## START

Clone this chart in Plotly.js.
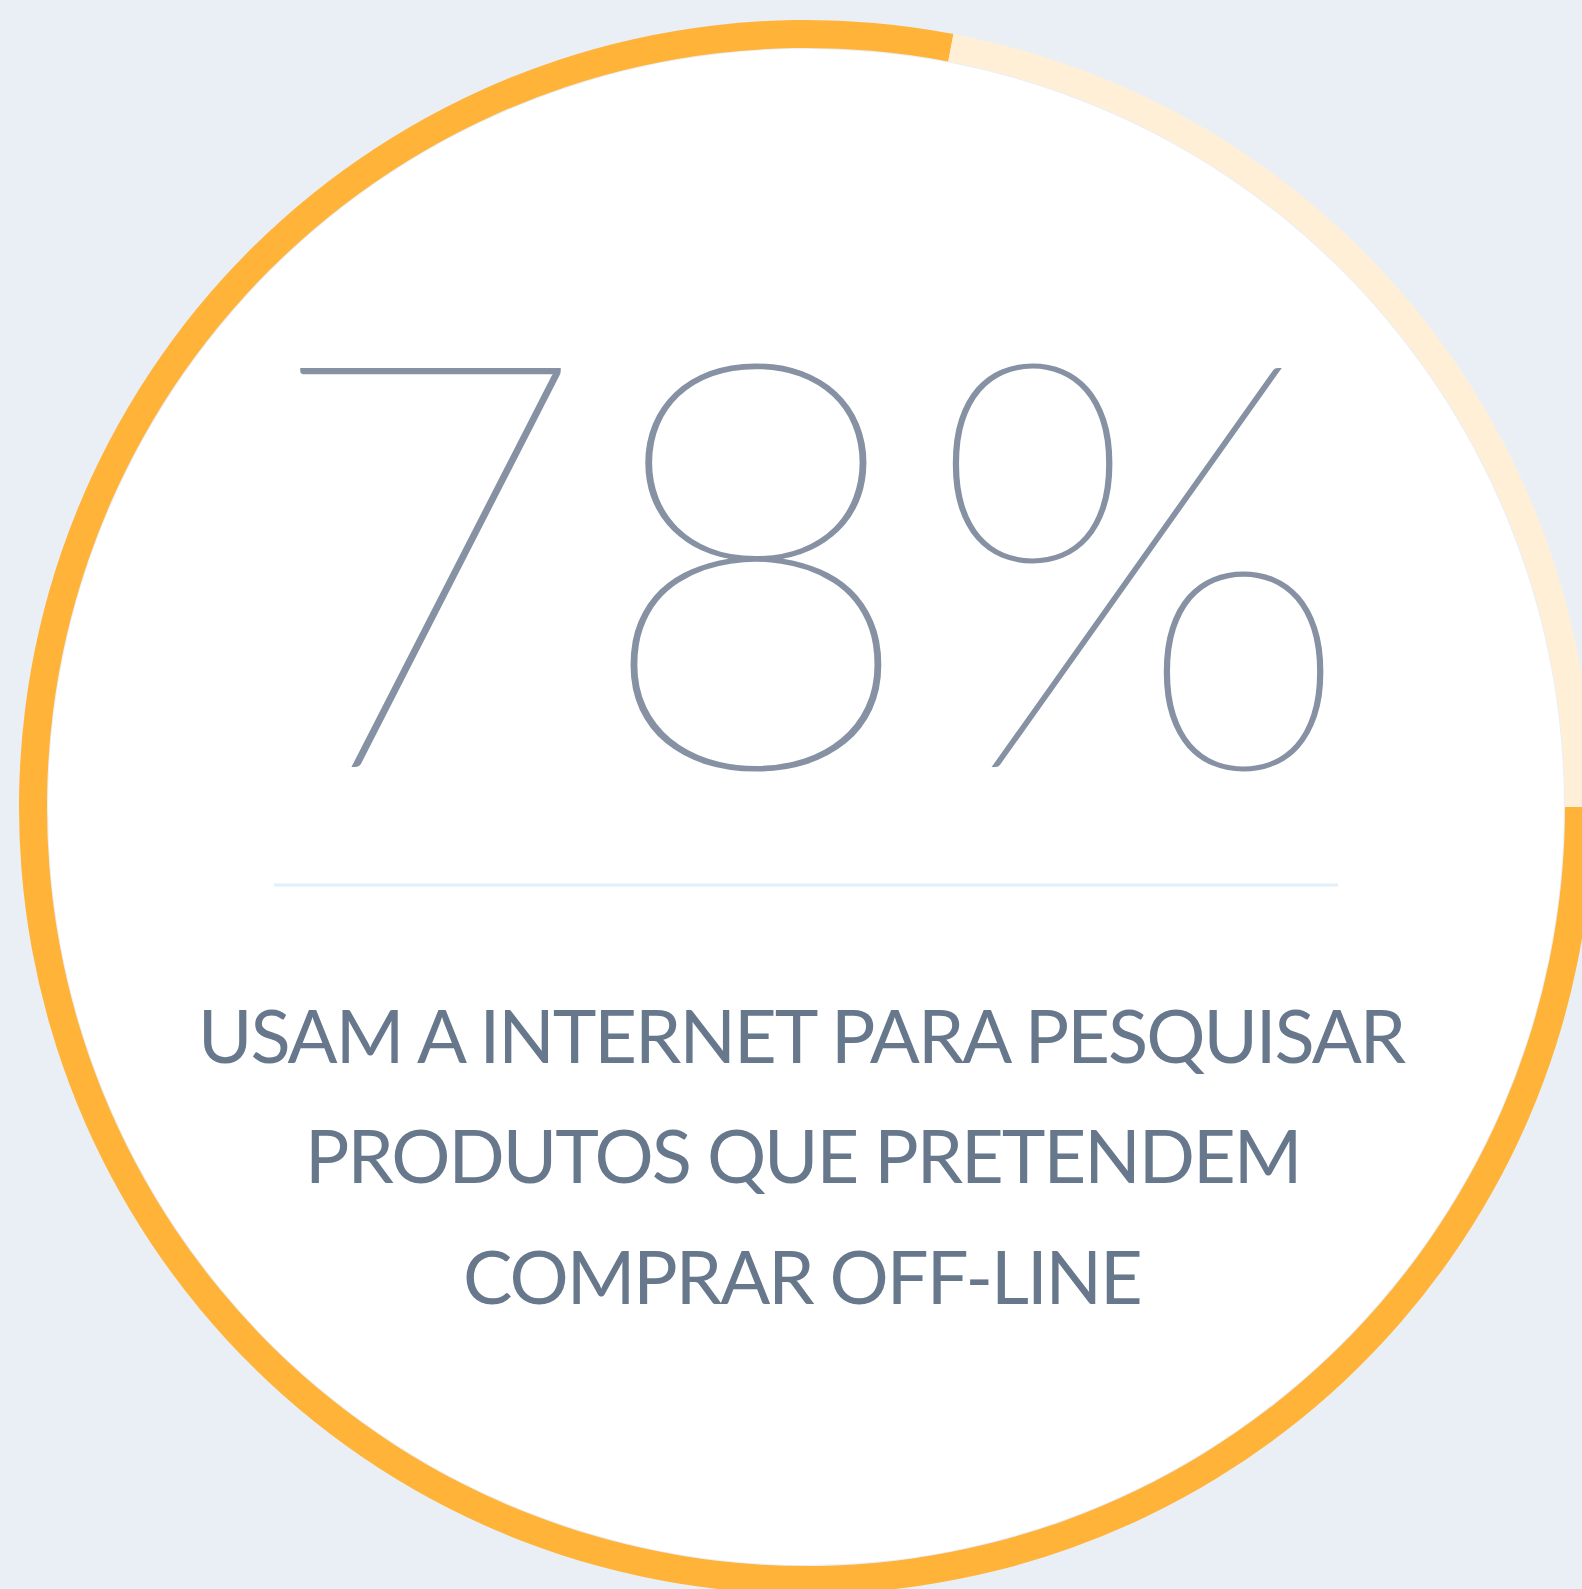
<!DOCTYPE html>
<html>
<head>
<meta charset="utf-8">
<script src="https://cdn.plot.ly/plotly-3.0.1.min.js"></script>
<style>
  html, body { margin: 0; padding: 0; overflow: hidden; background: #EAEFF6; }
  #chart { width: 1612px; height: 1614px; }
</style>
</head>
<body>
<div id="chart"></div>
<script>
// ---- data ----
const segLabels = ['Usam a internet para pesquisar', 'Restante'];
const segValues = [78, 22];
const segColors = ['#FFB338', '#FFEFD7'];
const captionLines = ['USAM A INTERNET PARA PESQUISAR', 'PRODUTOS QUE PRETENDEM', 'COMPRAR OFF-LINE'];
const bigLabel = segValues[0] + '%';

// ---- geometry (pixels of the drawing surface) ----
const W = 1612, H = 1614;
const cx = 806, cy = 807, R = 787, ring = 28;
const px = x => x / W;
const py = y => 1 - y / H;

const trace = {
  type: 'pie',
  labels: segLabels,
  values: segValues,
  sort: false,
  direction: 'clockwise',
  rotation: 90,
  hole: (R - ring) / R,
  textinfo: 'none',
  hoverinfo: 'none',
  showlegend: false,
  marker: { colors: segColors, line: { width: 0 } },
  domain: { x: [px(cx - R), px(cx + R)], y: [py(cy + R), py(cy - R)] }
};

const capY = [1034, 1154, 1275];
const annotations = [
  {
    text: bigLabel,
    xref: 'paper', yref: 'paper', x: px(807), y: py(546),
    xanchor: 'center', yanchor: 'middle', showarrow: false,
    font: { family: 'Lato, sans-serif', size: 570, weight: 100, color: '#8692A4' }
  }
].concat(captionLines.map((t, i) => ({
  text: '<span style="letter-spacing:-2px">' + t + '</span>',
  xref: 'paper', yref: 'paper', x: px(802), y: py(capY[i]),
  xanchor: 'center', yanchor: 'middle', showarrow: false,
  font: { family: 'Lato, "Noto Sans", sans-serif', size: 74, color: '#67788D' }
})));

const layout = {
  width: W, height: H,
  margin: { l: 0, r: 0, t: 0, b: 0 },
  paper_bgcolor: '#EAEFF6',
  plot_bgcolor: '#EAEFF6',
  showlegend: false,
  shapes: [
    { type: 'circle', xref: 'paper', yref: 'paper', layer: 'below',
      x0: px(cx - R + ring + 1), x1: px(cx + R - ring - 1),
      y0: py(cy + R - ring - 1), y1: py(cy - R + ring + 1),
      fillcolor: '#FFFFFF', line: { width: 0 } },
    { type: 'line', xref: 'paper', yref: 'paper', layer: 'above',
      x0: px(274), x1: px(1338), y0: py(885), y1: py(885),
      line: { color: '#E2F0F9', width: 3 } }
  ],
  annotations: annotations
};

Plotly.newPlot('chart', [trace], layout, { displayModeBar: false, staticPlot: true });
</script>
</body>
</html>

## END

▶ [Aim of the task]
Transcribe the material exactly, leaving every picture out.

▶ [Correct output]
Clone this chart in Plotly.js.
<!DOCTYPE html>
<html>
<head>
<meta charset="utf-8">
<script src="https://cdn.plot.ly/plotly-3.0.1.min.js"></script>
<style>
  html, body { margin: 0; padding: 0; overflow: hidden; background: #EAEFF6; }
  #chart { width: 1612px; height: 1614px; }
</style>
</head>
<body>
<div id="chart"></div>
<script>
// ---- data ----
const segLabels = ['Usam a internet para pesquisar', 'Restante'];
const segValues = [78, 22];
const segColors = ['#FFB338', '#FFEFD7'];
const captionLines = ['USAM A INTERNET PARA PESQUISAR', 'PRODUTOS QUE PRETENDEM', 'COMPRAR OFF-LINE'];
const bigLabel = segValues[0] + '%';

// ---- geometry (pixels of the drawing surface) ----
const W = 1612, H = 1614;
const cx = 806, cy = 807, R = 787, ring = 28;
const px = x => x / W;
const py = y => 1 - y / H;

const trace = {
  type: 'pie',
  labels: segLabels,
  values: segValues,
  sort: false,
  direction: 'clockwise',
  rotation: 90,
  hole: (R - ring) / R,
  textinfo: 'none',
  hoverinfo: 'none',
  showlegend: false,
  marker: { colors: segColors, line: { width: 0 } },
  domain: { x: [px(cx - R), px(cx + R)], y: [py(cy + R), py(cy - R)] }
};

const capY = [1034, 1154, 1275];
const annotations = [
  {
    text: bigLabel,
    xref: 'paper', yref: 'paper', x: px(807), y: py(546),
    xanchor: 'center', yanchor: 'middle', showarrow: false,
    font: { family: 'Lato, sans-serif', size: 570, weight: 100, color: '#8692A4' }
  }
].concat(captionLines.map((t, i) => ({
  text: '<span style="letter-spacing:-2px">' + t + '</span>',
  xref: 'paper', yref: 'paper', x: px(802), y: py(capY[i]),
  xanchor: 'center', yanchor: 'middle', showarrow: false,
  font: { family: 'Lato, "Noto Sans", sans-serif', size: 74, color: '#67788D' }
})));

const layout = {
  width: W, height: H,
  margin: { l: 0, r: 0, t: 0, b: 0 },
  paper_bgcolor: '#EAEFF6',
  plot_bgcolor: '#EAEFF6',
  showlegend: false,
  shapes: [
    { type: 'circle', xref: 'paper', yref: 'paper', layer: 'below',
      x0: px(cx - R + ring + 1), x1: px(cx + R - ring - 1),
      y0: py(cy + R - ring - 1), y1: py(cy - R + ring + 1),
      fillcolor: '#FFFFFF', line: { width: 0 } },
    { type: 'line', xref: 'paper', yref: 'paper', layer: 'above',
      x0: px(274), x1: px(1338), y0: py(885), y1: py(885),
      line: { color: '#E2F0F9', width: 3 } }
  ],
  annotations: annotations
};

Plotly.newPlot('chart', [trace], layout, { displayModeBar: false, staticPlot: true });
</script>
</body>
</html>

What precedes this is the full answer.